**Objective**
Identify the lines in the data below that contain "document" and give only how many there are.

**Dataset extract**

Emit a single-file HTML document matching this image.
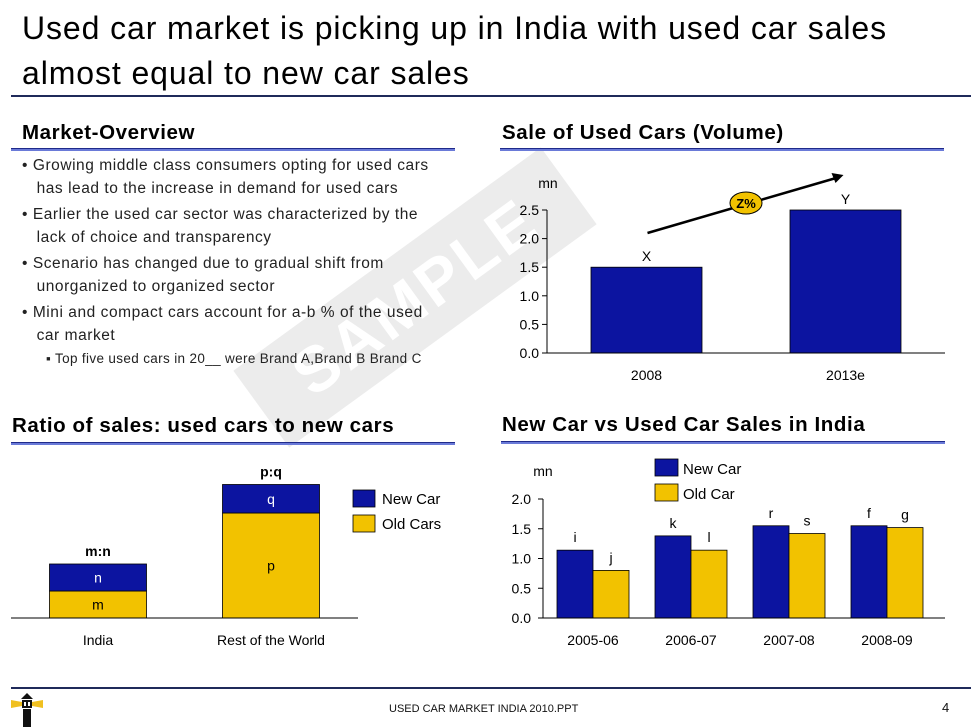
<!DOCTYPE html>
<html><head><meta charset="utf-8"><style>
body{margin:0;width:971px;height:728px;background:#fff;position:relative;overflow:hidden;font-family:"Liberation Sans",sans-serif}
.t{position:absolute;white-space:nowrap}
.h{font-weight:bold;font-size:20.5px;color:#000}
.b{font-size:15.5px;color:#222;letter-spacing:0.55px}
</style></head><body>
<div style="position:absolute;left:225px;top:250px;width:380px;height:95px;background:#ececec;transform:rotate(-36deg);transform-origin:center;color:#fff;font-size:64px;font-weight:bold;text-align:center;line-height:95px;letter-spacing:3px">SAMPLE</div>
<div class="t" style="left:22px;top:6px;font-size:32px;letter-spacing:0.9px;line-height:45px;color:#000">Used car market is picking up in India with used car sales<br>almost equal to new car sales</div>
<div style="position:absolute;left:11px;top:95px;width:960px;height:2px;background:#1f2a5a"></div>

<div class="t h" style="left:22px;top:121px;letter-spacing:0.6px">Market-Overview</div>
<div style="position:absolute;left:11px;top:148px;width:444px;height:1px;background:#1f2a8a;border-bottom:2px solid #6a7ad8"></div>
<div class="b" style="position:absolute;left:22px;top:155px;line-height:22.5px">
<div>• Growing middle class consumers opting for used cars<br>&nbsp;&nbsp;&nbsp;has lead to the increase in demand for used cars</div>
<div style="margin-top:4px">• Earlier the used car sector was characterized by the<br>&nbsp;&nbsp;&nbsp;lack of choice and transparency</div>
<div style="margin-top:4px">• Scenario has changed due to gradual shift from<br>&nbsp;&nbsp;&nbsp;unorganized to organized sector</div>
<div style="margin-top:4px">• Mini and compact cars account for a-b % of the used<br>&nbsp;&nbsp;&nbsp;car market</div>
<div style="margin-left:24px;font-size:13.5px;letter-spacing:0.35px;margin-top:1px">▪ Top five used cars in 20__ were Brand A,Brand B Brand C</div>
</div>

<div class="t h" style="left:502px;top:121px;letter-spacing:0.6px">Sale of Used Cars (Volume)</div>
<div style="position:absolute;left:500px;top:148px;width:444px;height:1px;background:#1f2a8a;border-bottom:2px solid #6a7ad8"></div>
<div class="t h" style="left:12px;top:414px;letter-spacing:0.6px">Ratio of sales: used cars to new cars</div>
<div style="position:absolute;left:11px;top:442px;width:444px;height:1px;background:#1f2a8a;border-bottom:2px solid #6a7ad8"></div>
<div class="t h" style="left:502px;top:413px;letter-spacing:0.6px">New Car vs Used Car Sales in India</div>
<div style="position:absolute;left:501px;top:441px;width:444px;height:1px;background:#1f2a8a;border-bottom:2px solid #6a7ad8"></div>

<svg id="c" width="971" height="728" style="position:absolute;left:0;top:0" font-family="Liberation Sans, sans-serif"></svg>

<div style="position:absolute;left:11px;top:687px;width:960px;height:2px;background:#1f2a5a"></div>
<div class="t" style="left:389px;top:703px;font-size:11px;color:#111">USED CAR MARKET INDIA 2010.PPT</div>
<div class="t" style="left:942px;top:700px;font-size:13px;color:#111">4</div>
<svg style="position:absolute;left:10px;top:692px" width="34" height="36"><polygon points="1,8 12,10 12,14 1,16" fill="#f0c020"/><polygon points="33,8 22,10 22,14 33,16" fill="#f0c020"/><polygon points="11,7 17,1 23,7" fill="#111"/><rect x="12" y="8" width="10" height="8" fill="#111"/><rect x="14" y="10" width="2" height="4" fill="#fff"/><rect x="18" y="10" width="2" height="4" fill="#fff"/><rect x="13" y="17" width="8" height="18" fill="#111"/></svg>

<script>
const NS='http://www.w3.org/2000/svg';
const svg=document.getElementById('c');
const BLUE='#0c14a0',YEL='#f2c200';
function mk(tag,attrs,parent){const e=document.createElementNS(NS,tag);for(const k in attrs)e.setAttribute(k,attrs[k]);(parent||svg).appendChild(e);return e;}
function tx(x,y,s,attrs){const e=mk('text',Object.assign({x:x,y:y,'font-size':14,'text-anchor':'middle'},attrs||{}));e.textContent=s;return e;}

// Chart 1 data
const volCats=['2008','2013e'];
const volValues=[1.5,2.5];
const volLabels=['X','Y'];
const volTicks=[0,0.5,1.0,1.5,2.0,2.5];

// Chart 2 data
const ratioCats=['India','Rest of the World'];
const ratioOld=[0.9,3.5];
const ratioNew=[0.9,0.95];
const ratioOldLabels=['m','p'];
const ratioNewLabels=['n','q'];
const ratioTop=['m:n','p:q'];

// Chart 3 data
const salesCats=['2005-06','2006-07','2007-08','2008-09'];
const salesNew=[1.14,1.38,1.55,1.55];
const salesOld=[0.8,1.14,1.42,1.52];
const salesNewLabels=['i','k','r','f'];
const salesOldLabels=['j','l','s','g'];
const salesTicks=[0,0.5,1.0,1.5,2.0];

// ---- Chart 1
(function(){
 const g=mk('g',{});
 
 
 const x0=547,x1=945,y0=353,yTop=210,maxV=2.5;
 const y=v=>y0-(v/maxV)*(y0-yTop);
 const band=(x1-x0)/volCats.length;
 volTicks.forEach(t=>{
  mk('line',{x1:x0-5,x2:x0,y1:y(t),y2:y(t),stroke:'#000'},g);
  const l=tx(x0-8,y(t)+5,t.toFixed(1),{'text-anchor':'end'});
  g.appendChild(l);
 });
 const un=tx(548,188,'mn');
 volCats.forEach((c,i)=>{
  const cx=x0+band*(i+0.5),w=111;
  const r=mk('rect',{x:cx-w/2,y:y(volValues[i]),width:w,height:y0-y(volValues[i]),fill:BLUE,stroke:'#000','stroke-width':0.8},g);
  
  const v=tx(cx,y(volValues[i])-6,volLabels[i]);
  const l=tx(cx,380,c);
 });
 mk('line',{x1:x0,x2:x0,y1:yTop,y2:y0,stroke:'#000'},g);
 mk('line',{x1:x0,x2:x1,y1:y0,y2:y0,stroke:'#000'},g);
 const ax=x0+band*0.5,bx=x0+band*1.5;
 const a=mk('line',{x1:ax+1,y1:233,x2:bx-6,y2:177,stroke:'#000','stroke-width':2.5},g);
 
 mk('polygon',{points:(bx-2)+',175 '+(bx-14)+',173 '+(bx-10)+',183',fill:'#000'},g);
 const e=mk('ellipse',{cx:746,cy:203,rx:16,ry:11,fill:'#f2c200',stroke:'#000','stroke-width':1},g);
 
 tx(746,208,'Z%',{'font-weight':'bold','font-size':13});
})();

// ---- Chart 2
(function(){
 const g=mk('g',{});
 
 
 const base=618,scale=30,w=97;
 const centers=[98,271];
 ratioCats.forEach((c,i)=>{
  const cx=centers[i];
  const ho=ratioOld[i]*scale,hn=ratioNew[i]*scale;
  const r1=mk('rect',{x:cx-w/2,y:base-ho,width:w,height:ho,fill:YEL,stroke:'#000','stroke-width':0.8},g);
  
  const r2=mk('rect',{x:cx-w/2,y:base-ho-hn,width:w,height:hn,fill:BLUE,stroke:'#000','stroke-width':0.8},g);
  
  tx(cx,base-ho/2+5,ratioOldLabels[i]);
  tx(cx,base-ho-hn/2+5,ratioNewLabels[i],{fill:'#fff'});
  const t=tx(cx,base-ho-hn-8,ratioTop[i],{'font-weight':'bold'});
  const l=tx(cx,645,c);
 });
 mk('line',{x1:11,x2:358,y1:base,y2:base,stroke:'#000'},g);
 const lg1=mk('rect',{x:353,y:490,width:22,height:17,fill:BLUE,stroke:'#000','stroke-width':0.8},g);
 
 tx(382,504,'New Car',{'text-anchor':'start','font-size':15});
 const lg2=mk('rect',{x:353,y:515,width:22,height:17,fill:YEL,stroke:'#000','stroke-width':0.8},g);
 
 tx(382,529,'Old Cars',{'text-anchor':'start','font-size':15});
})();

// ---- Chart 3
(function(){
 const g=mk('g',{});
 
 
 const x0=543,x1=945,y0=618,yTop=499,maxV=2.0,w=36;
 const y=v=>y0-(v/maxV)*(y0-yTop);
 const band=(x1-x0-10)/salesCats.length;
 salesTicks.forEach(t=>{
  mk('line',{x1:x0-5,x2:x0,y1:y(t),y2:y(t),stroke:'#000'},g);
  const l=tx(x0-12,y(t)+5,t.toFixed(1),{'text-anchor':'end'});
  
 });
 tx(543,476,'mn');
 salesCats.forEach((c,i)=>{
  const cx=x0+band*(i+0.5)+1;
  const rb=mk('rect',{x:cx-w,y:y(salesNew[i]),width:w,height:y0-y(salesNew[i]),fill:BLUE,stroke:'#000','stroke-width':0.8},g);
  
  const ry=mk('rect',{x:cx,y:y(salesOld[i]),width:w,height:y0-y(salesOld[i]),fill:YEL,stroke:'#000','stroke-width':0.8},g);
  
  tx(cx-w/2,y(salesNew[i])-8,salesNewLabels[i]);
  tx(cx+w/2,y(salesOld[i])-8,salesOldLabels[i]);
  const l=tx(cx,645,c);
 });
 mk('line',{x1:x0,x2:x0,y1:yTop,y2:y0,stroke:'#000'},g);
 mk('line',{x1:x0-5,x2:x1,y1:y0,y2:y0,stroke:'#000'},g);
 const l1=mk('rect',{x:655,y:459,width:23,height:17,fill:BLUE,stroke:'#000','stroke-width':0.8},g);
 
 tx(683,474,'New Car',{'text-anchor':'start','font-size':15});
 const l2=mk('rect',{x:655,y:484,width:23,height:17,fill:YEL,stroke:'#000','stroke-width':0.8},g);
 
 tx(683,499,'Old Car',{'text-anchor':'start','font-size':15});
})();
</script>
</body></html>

**Correct output**
3